Task objective –
Exactly repeat the material, dropping every picture from the copy.

Data excerpt –
***

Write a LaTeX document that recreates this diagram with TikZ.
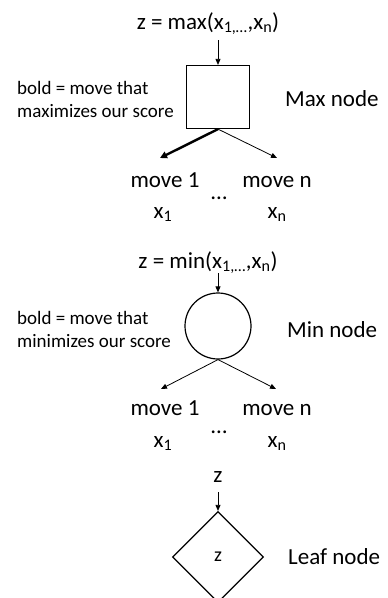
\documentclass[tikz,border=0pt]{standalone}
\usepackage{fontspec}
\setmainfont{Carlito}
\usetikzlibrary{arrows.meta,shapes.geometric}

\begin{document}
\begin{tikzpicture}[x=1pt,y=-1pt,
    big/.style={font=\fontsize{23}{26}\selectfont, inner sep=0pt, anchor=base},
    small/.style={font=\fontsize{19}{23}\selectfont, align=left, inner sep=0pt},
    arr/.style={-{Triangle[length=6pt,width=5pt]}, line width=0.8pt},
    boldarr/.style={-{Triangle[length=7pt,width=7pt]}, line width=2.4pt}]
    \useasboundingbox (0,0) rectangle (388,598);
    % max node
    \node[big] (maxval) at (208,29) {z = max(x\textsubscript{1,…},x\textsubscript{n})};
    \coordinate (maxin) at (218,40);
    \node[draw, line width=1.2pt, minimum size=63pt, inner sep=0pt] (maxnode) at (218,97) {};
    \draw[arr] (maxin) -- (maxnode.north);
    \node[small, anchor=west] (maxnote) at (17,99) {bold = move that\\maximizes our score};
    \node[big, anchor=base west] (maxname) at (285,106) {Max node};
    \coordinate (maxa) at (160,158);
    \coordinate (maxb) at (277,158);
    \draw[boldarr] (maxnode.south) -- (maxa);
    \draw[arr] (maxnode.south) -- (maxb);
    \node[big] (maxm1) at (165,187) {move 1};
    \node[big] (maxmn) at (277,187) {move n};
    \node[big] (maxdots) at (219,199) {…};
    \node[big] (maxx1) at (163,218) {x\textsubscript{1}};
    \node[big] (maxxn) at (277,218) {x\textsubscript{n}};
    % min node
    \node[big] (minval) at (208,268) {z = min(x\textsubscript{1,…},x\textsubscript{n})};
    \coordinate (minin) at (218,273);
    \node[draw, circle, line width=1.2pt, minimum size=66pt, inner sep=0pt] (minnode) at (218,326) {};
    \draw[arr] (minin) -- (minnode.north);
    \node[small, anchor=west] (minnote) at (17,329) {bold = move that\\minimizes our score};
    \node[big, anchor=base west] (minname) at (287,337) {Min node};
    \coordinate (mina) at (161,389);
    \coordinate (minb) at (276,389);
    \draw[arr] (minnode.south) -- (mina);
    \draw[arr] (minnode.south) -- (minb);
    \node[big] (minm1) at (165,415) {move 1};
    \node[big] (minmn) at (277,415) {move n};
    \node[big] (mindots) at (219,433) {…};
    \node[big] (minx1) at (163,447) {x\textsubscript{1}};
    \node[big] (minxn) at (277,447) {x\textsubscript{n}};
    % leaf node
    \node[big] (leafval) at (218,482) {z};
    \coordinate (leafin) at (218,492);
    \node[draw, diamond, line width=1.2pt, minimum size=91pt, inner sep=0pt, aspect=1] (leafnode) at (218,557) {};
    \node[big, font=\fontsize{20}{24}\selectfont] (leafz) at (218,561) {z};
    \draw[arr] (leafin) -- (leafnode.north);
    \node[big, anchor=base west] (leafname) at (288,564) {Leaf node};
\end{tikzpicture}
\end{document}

***

Expected answer –
Write a LaTeX document that recreates this diagram with TikZ.
\documentclass[tikz,border=0pt]{standalone}
\usepackage{fontspec}
\setmainfont{Carlito}
\usetikzlibrary{arrows.meta,shapes.geometric}

\begin{document}
\begin{tikzpicture}[x=1pt,y=-1pt,
    big/.style={font=\fontsize{23}{26}\selectfont, inner sep=0pt, anchor=base},
    small/.style={font=\fontsize{19}{23}\selectfont, align=left, inner sep=0pt},
    arr/.style={-{Triangle[length=6pt,width=5pt]}, line width=0.8pt},
    boldarr/.style={-{Triangle[length=7pt,width=7pt]}, line width=2.4pt}]
    \useasboundingbox (0,0) rectangle (388,598);
    % max node
    \node[big] (maxval) at (208,29) {z = max(x\textsubscript{1,…},x\textsubscript{n})};
    \coordinate (maxin) at (218,40);
    \node[draw, line width=1.2pt, minimum size=63pt, inner sep=0pt] (maxnode) at (218,97) {};
    \draw[arr] (maxin) -- (maxnode.north);
    \node[small, anchor=west] (maxnote) at (17,99) {bold = move that\\maximizes our score};
    \node[big, anchor=base west] (maxname) at (285,106) {Max node};
    \coordinate (maxa) at (160,158);
    \coordinate (maxb) at (277,158);
    \draw[boldarr] (maxnode.south) -- (maxa);
    \draw[arr] (maxnode.south) -- (maxb);
    \node[big] (maxm1) at (165,187) {move 1};
    \node[big] (maxmn) at (277,187) {move n};
    \node[big] (maxdots) at (219,199) {…};
    \node[big] (maxx1) at (163,218) {x\textsubscript{1}};
    \node[big] (maxxn) at (277,218) {x\textsubscript{n}};
    % min node
    \node[big] (minval) at (208,268) {z = min(x\textsubscript{1,…},x\textsubscript{n})};
    \coordinate (minin) at (218,273);
    \node[draw, circle, line width=1.2pt, minimum size=66pt, inner sep=0pt] (minnode) at (218,326) {};
    \draw[arr] (minin) -- (minnode.north);
    \node[small, anchor=west] (minnote) at (17,329) {bold = move that\\minimizes our score};
    \node[big, anchor=base west] (minname) at (287,337) {Min node};
    \coordinate (mina) at (161,389);
    \coordinate (minb) at (276,389);
    \draw[arr] (minnode.south) -- (mina);
    \draw[arr] (minnode.south) -- (minb);
    \node[big] (minm1) at (165,415) {move 1};
    \node[big] (minmn) at (277,415) {move n};
    \node[big] (mindots) at (219,433) {…};
    \node[big] (minx1) at (163,447) {x\textsubscript{1}};
    \node[big] (minxn) at (277,447) {x\textsubscript{n}};
    % leaf node
    \node[big] (leafval) at (218,482) {z};
    \coordinate (leafin) at (218,492);
    \node[draw, diamond, line width=1.2pt, minimum size=91pt, inner sep=0pt, aspect=1] (leafnode) at (218,557) {};
    \node[big, font=\fontsize{20}{24}\selectfont] (leafz) at (218,561) {z};
    \draw[arr] (leafin) -- (leafnode.north);
    \node[big, anchor=base west] (leafname) at (288,564) {Leaf node};
\end{tikzpicture}
\end{document}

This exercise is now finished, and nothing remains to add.